M. Kenney a de son côté attaqué les quatre années où le gouvernement Notley a dépensé sans compter, estime-t-il, en plus de critiquer la taxe sur le carbone et les milliards de dollars empruntés pour financer des projets d’infrastructure et des dépenses de programmes. Il a utilisé le premier ministre Trudeau comme une arme, faisant souvent référence à une « alliance Notley-Trudeau », qui, a-t-il déclaré, a mis à genoux le secteur pétrolier et gazier de l’Alberta.

Mme Notley, pour sa part, a déclaré que la stratégie de « riposte » de M. Kenney, notamment en traduisant Justin Trudeau en justice pour la taxe fédérale sur le carbone et sa législation sur l’énergie, a été un théâtre politique cynique et, en fin de compte, voué à l’échec.

M. Kenney a de plus dû composer avec les controverses ayant entouré certains membres de son équipe. Caylan Ford, conseiller politique formé à Oxford et sans doute le plus brillant des candidats vedettes de M. Kenney, a démissionné à la veille de la campagne pour des commentaires jugés favorables au nationalisme blanc.

Eva Kiryakos a démissionné avant la date limite des candidatures pour ses commentaires sur les musulmans et les toilettes non genrées.
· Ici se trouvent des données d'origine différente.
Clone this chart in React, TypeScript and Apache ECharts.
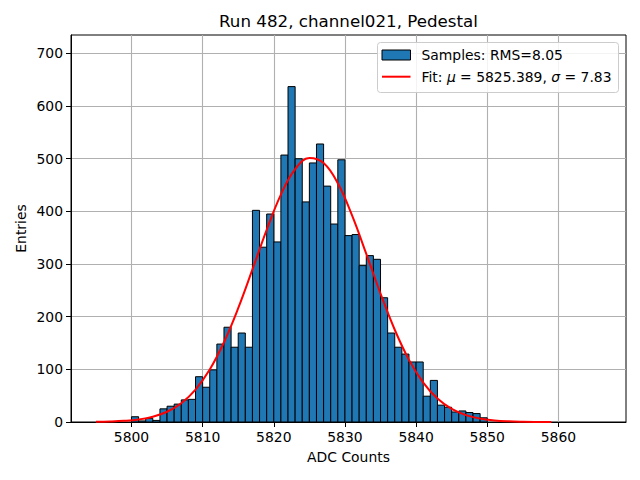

Mark Smith, porte-parole du caucus en matière d’éducation, s’est excusé, mais n’a pas quitté la campagne en lien avec un discours antiavortement et homophobe prononcé il y a des années.

M. Kenney a également dû composer avec des enquêtes de la GRC et du commissaire aux élections en lien avec des allégations de fraude et de blanchiment d’argent dans la course à la direction du Parti conservateur uni, qu’il avait remportée en 2017. Sans compter l’affaire Singh, la semaine dernière.